Published 04-Mar-2011

The sixth annual Oklahoma Water Appreciation Day will be held March 9 at the State Capitol in Oklahoma City. The Oklahoma Water Resources Board (OWRB) will host the event featuring state agency and organization booths and displays from 9 a.m. to 2 p.m. in the Capitol’s 4th floor rotunda.

“Water Appreciation Day presents a unique opportunity for groups to demonstrate the importance of Oklahoma’s water resources, as well as provide information on their water management, conservation, and educational programs for state legislators and other government officials,” says J.D. Strong, OWRB Executive Director. “This annual celebration of Oklahoma’s diverse water resources not only focuses the attention of our state leaders on pressing water issues, but also serves to recognize those who strive to protect our most precious natural resource.”

At noon on Water Appreciation Day, legislators, agency officials, and representatives of various water-related organizations will gather in the Governor’s Large Conference Room to recognize the event and learn about important developments related to state water resources management and planning. OWRB Chairman Rudy Herrmann, Strong, and OWRB Director of Planning Kyle Arthur will be on hand to provide the latest information concerning the ongoing update of the Oklahoma Comprehensive Water Plan (OCWP), which is entering its final phase.

Major components of the Water Plan, which will be completed later this year and presented to the Legislature in 2012, include numerous technical studies of state water supplies, infrastructure needs, and priority water management issues, as well as a water policy development effort strengthened through unprecedented public participation.

The OWRB, Oklahoma’s water agency, was created in 1957 with the original charge of identifying water problems and proposing policies for fair and equitable water laws.

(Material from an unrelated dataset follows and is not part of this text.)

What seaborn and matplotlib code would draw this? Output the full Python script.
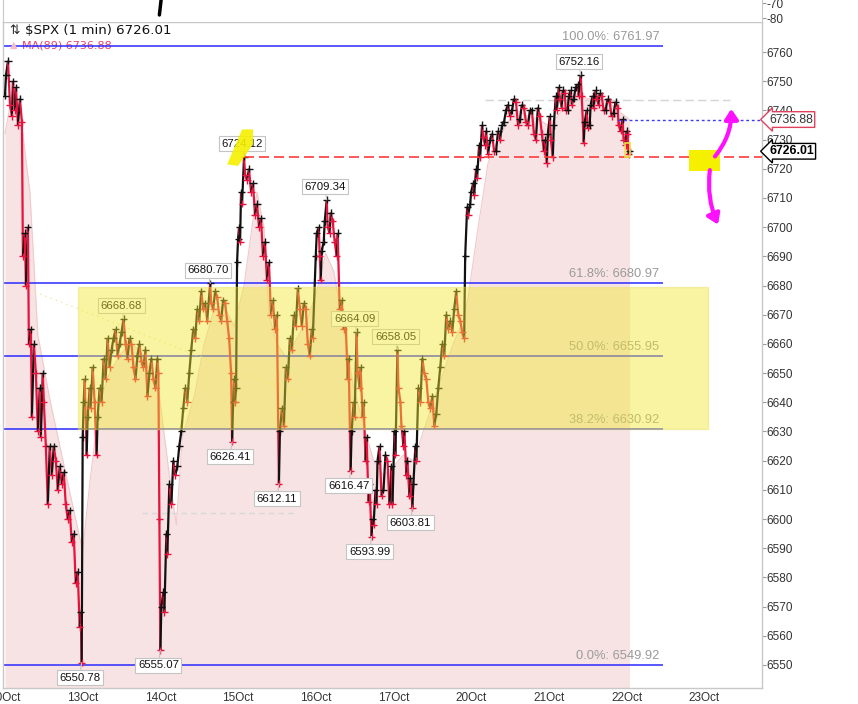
import numpy as np
import pandas as pd
import seaborn as sns
import matplotlib
matplotlib.use('Agg')
from matplotlib import pyplot as plt
from matplotlib.collections import LineCollection
from matplotlib.patches import Rectangle, Polygon, FancyArrowPatch

# x unit = 5-minute slot counted from the 10 Oct open (78 slots per session)
sessions = ['10Oct', '13Oct', '14Oct', '15Oct', '16Oct', '17Oct',
            '20Oct', '21Oct', '22Oct', '23Oct']

price_t = [0, 1, 3, 5, 7, 8, 10, 11, 13, 15, 17, 18, 20, 21, 23, 24, 26, 27, 29, 31, 33, 35, 36, 38, 39, 41, 43, 45,
           47, 49, 51, 53, 55, 57, 59, 61, 63, 65, 67, 69, 71, 73, 75, 76, 77,
           78, 79, 80, 82, 83, 85, 86, 88, 90, 92, 93, 95, 97, 99, 101, 103, 105, 107, 109, 111, 113, 115, 117, 119,
           121, 123, 125, 127, 129, 131, 133, 135, 137, 139, 141, 143, 145, 147, 149, 151, 153, 154,
           155, 156, 157, 159, 160, 162, 163, 165, 167, 169, 171, 173, 175, 177, 179, 181, 183, 185, 187, 189, 191,
           193, 195, 197, 199, 201, 203, 206, 207, 209, 211, 213, 215, 217, 219, 221, 223, 225, 227, 228, 229, 230, 231, 232,
           233, 234, 235, 236, 237, 238, 240, 241, 243, 245, 247, 249, 251, 253, 255, 257, 259, 261, 263, 265, 267, 269,
           271, 273, 275, 276, 278, 280, 282, 284, 286, 288, 290, 292, 294, 296, 298, 300, 302, 304, 306, 308, 309,
           312, 313, 315, 316, 317, 318, 320, 321, 323, 324, 326, 327, 329, 331, 333, 334, 336, 338, 340, 342, 344, 345,
           347, 348, 350, 351, 353, 354, 356, 357, 359, 360, 362, 363, 365, 366, 368, 369, 370, 372, 373, 374, 376, 378,
           380, 382, 384,
           386, 388, 389, 391, 392, 394, 395, 397, 398, 400, 401, 403, 404, 406, 407, 409, 410, 412, 413, 415, 417, 419,
           421, 423, 425, 427, 429, 431, 433, 435, 437, 439, 441, 443, 445, 447, 449, 451, 453, 455, 457, 459, 461,
           462, 464, 465, 467, 468, 470, 471, 473, 474, 476, 477, 479, 480, 482, 483, 485, 487, 489, 491, 493, 495, 497,
           499, 501, 503, 505, 507, 509, 511, 513, 515, 517, 519, 521, 523, 525, 527, 529, 531, 533, 535, 537, 539, 541,
           542, 544, 545, 547, 548, 550, 551, 553, 554, 556, 557, 559, 560, 562, 563, 565, 566, 568, 569, 571, 573, 575,
           576, 578, 579, 581, 582, 584, 585, 587, 588, 590, 591, 593, 594, 596, 597, 599, 601, 603, 605, 607, 609, 611,
           613, 615, 616, 618,
           620, 621, 623, 624, 625, 626, 627]
price = [6745, 6752, 6757, 6742, 6738, 6750, 6740, 6748, 6735, 6744, 6736, 6690, 6698, 6680, 6700, 6660, 6665, 6635,
         6660, 6650, 6630, 6645, 6628, 6650, 6640, 6625, 6605, 6625,
         6615, 6625, 6620, 6610, 6618, 6612, 6616, 6605, 6600, 6603, 6592, 6595, 6578, 6582, 6563, 6568, 6550.78,
         6628, 6640, 6648, 6622, 6635, 6645, 6638, 6652, 6640, 6622, 6635, 6645, 6640, 6655, 6648, 6662, 6652, 6658,
         6662, 6665, 6656, 6660, 6664, 6668.68,
         6660, 6655, 6662, 6660, 6652, 6648, 6656, 6660, 6654, 6652, 6658, 6642, 6650, 6655, 6648, 6645, 6655, 6650,
         6600, 6555.07, 6570, 6575, 6568, 6595, 6588, 6612, 6605, 6620, 6615, 6618, 6625, 6630, 6638, 6645, 6640, 6650,
         6658, 6665, 6662,
         6672, 6668, 6678, 6672, 6674, 6668, 6680.70, 6674, 6672, 6678, 6676, 6670, 6668, 6675, 6674, 6668, 6662, 6650,
         6626.41, 6640, 6648, 6640, 6645,
         6688, 6696, 6700, 6695, 6712, 6708, 6724.12, 6718, 6716, 6720, 6712, 6715, 6704, 6708, 6700, 6703, 6690, 6695,
         6682, 6688, 6670, 6675,
         6665, 6670, 6612.11, 6630, 6638, 6632, 6652, 6648, 6662, 6658, 6670, 6666, 6679, 6672, 6666, 6674, 6672, 6660,
         6656, 6665, 6662,
         6690, 6698, 6700, 6690, 6682, 6692, 6695, 6702, 6709.34, 6700, 6698, 6705, 6702, 6695, 6690, 6698, 6672, 6675,
         6665, 6668, 6648, 6655,
         6616.47, 6630, 6640, 6635, 6664.09, 6650, 6645, 6652, 6635, 6640, 6620, 6628, 6606, 6612, 6593.99, 6600, 6598,
         6610, 6605, 6620, 6625, 6608,
         6610, 6622, 6620,
         6605, 6618, 6605, 6630, 6622, 6658.05, 6645, 6640, 6632, 6625, 6630, 6615, 6620, 6608, 6614, 6603.81, 6612,
         6625, 6620, 6645, 6640, 6655,
         6650, 6648, 6640, 6638, 6642, 6632, 6636, 6645, 6652, 6660, 6656, 6670, 6665, 6668, 6664, 6672, 6678, 6670,
         6668, 6664, 6662,
         6690, 6707, 6704, 6708, 6712, 6715, 6711, 6720, 6717, 6728, 6724, 6735, 6731, 6728, 6733, 6725, 6730, 6732,
         6726, 6726, 6733, 6730,
         6735, 6736, 6740, 6742, 6738, 6740, 6744, 6743, 6735, 6737, 6742, 6741, 6736, 6735, 6740, 6740, 6732, 6730,
         6741, 6738, 6732, 6726,
         6730, 6722, 6732, 6738, 6730, 6724, 6735, 6745, 6740, 6748, 6744, 6741, 6747, 6746, 6740, 6740, 6745, 6747,
         6742, 6744, 6748, 6749,
         6745, 6752.16, 6745, 6729, 6736, 6740, 6734, 6735, 6742, 6745, 6741, 6747, 6744, 6742, 6746, 6745, 6740, 6740,
         6744, 6743, 6738, 6739,
         6743, 6741, 6735, 6733,
         6737, 6730, 6728, 6733, 6732, 6725, 6726.01]

ma_t = [0, 8, 15, 25, 33, 45, 62, 78, 85, 95, 105, 115, 125, 135, 145, 155, 165, 172, 178, 190, 200, 210, 220, 230,
        240, 248, 253, 260, 265, 273, 283, 293, 303, 313, 322, 330, 340, 350, 360, 370, 380, 390, 400, 410, 420,
        430, 440, 450, 460, 465, 475, 485, 495, 505, 515, 525, 535, 545, 555, 565, 575, 585, 595, 605, 615, 627]
ma = [6732, 6747, 6740, 6712, 6663, 6641, 6614, 6589, 6612, 6640, 6650, 6656, 6660, 6658, 6652, 6642, 6615, 6598, 6628, 6642, 6660, 6672, 6673, 6666,
      6680, 6700, 6712, 6700, 6670, 6660, 6655, 6662, 6668, 6678, 6691, 6685, 6665, 6645, 6632, 6620, 6615, 6618, 6622, 6620, 6630,
      6640, 6650, 6660, 6668, 6676, 6700, 6722, 6730, 6736, 6740, 6738, 6737, 6735, 6738, 6743, 6746, 6744, 6744, 6743, 6740, 6736.88]

fib_pct = ['100.0', '61.8', '50.0', '38.2', '0.0']
fib_level = [6761.97, 6680.97, 6655.95, 6630.92, 6549.92]

high_labels = [6724.12, 6709.34, 6680.70, 6668.68, 6664.09, 6658.05, 6752.16]
low_labels = [6626.41, 6612.11, 6616.47, 6593.99, 6603.81, 6550.78, 6555.07]

last_price = 6726.01
ma_last = 6736.88
resistance = 6724.12
zone_low, zone_high = 6630.92, 6679.5
zone_t = (73, 706)
upper_dash = 6743.5
lower_dash = 6602.0

osc_t = [156.7, 155.0]
osc = [-67.8, -77.8]

sns.set_style('white')
plt.rcParams['font.family'] = ['Liberation Sans', 'DejaVu Sans']
plt.rcParams['axes.unicode_minus'] = False

fig = plt.figure(figsize=(8.58, 7.04), dpi=100)
ax = fig.add_axes([3 / 858, 16 / 704, 759 / 858, 666 / 704])
ax_top = fig.add_axes([3 / 858, 682 / 704, 759 / 858, 22 / 704])

xmin, xmax = -2, 760
ymin, ymax = 6542.1, 6770.3

# MA(89) area
ax.fill_between(ma_t, ma, ymin, color='#f7e3e3', lw=0, zorder=1)
sns.lineplot(x=ma_t, y=ma, color='#f1c9cd', lw=0.8, ax=ax, zorder=1.5)

# fib levels
for pct, lvl in zip(fib_pct, fib_level):
    ax.hlines(lvl, xmin, 661, color='#2a2aff', lw=1.1, zorder=2)
    ax.annotate(f'{pct}%: {lvl:.2f}', xy=(657, lvl), xytext=(0, 3), textcoords='offset pixels',
                ha='right', va='bottom', fontsize=9.3, color='#9a9a9a', zorder=5)

ax.hlines(upper_dash, 482, 728, color='#d4d4d4', lw=1, linestyles=(0, (6, 3)), zorder=2)
ax.hlines(lower_dash, 138, 292, color='#d8d8d8', lw=1, linestyles=(0, (4, 3)), zorder=2)
ax.plot([25, 300], [6678.5, 6641.8], color='#f0eaa0', lw=1, ls=(0, (1, 3)), zorder=2)

# price bars: black for up moves, red for down moves
df = pd.DataFrame({'t': price_t, 'p': price})
df['move'] = np.where(df['p'].diff().fillna(1) >= 0, 'up', 'down')
pts = df[['t', 'p']].to_numpy()
segs = np.stack([pts[:-1], pts[1:]], axis=1)
seg_cols = ['#111111' if b >= a else '#e5133d' for a, b in zip(df['p'][:-1], df['p'][1:])]
ax.add_collection(LineCollection(segs, colors=seg_cols, lw=1.6, zorder=3))
sns.scatterplot(data=df, x='t', y='p', hue='move', palette={'up': '#111111', 'down': '#e5133d'},
                marker='+', s=26, linewidth=1.0, legend=False, ax=ax, zorder=3.5)

# resistance and ma levels
ax.hlines(resistance, 240, xmax, color='#ff3b3b', lw=1.2, linestyles=(0, (6, 3)), zorder=4)
ax.hlines(ma_last, 615, xmax, color='#3a3aff', lw=1, linestyles=(0, (2, 2)), zorder=4)

# extreme labels
box = dict(boxstyle='square,pad=0.22', fc='white', ec='#c4c4c4', lw=0.8)
for v in high_labels + low_labels:
    i = int(np.argmin(np.abs(df['p'] - v)))
    up = v in high_labels
    ax.annotate(f'{v:.2f}', xy=(df['t'][i], v), xytext=(-2, 13 if up else -15), textcoords='offset pixels',
                ha='center', va='center', fontsize=8.2, color='#111111', bbox=box, zorder=5,
                arrowprops=dict(arrowstyle='-', color='#c4c4c4', lw=0.8, shrinkA=0, shrinkB=0))

# yellow zone on top
ax.add_patch(Rectangle((zone_t[0], zone_low), zone_t[1] - zone_t[0], zone_high - zone_low,
                       fc='#f0e830', ec='#e8e060', alpha=0.45, lw=1, zorder=6))

# hand drawn marks
ax.add_patch(Polygon([(223, 6721.5), (238, 6733.5), (249, 6733.5), (249, 6728.5), (234, 6721.0)],
                     closed=True, fc='#f5f000', ec='none', alpha=0.9, zorder=6))
ax.add_patch(Rectangle((687, 6719.2), 31, 7.2, fc='#f5f000', ec='none', zorder=6))
ax.add_patch(Rectangle((622, 6724.2), 5, 4.6, fc='none', ec='#f0e040', lw=1.2, zorder=6))
ax.add_patch(FancyArrowPatch((711, 6723.5), (729, 6741.5), connectionstyle='arc3,rad=0.2',
                             arrowstyle='-|>,head_length=6,head_width=4', color='#ff10ff', lw=3, zorder=7))
ax.add_patch(FancyArrowPatch((708, 6720.5), (717, 6700.0), connectionstyle='arc3,rad=0.15',
                             arrowstyle='-|>,head_length=6,head_width=4', color='#ff10ff', lw=3, zorder=7))

# right side price tags
ax.annotate(f'{ma_last:.2f}', xy=(1.0, ma_last), xycoords=('axes fraction', 'data'), xytext=(7, 0),
            textcoords='offset pixels', ha='left', va='center', fontsize=8.8, color='#333333',
            bbox=dict(boxstyle='larrow,pad=0.15', fc='white', ec='#e0405e', lw=1), annotation_clip=False, zorder=8)
ax.annotate(f'{last_price:.2f}', xy=(1.0, last_price), xycoords=('axes fraction', 'data'), xytext=(7, 0),
            textcoords='offset pixels', ha='left', va='center', fontsize=8.8, color='black', fontweight='bold',
            bbox=dict(boxstyle='larrow,pad=0.15', fc='white', ec='black', lw=1), annotation_clip=False, zorder=8)

# legend lines
ax.text(6 / 759, 1 - 9 / 666, '⇅', transform=ax.transAxes, fontsize=9, va='center', ha='left',
        family=['DejaVu Sans'])
ax.text(22 / 759, 1 - 9 / 666, f'$SPX (1 min) {last_price:.2f}', transform=ax.transAxes, fontsize=9.6,
        va='center', ha='left', color='#111111', family=['DejaVu Sans'])
ax.text(7 / 759, 1 - 23 / 666, '▲', transform=ax.transAxes, fontsize=7, va='center', ha='left',
        color='#f3bcc6', family=['DejaVu Sans'])
ax.text(19 / 759, 1 - 23 / 666, f'MA(89) {ma_last:.2f}', transform=ax.transAxes, fontsize=8,
        va='center', ha='left', color='#e8406a', family=['DejaVu Sans'], zorder=1)

ax.set_xlim(xmin, xmax)
ax.set_ylim(ymin, ymax)
ax.set_xlabel('')
ax.set_ylabel('')
ax.yaxis.tick_right()
ax.set_yticks(range(6550, 6761, 10))
ax.set_xticks([78 * k for k in range(len(sessions))])
ax.set_xticklabels(sessions)
ax.tick_params(axis='y', length=3, pad=0.5, labelsize=8.5, color='#999999', labelcolor='#333333')
ax.tick_params(axis='x', length=0, pad=3, labelsize=8.5, labelcolor='#333333')
for s in ax.spines.values():
    s.set_color('#c8c8c8')
    s.set_linewidth(1)
    s.set_visible(True)

# oscillator strip above
ax_top.plot(osc_t, osc, color='black', lw=2.5, solid_capstyle='round')
ax_top.set_xlim(xmin, xmax)
ax_top.set_ylim(-82.5, -67.8)
ax_top.yaxis.tick_right()
ax_top.set_yticks([-70, -80])
ax_top.set_xticks([])
ax_top.tick_params(axis='y', length=3, pad=0.5, labelsize=8.5, color='#999999', labelcolor='#333333')
for side, s in ax_top.spines.items():
    s.set_color('#c8c8c8')
    s.set_visible(side in ('left', 'right'))

fig.savefig('out.png', dpi=100)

The Board now directs staff in many areas, including the administration of permits for the beneficial use of stream and groundwater, studies of the quality and quantity of surface and groundwaters, ensuring the safety of private dams, encouragement of responsible floodplain management, coordination of four interstate stream compacts, monitoring of streamflows and groundwater levels, administration of loans and grants to assist communities and rural water districts in the construction of water and wastewater facilities, development of Oklahoma Water Quality Standards to curb water pollution, identification of pollution sources, restoration of water quality, and oversight of the state’s long-range water planning.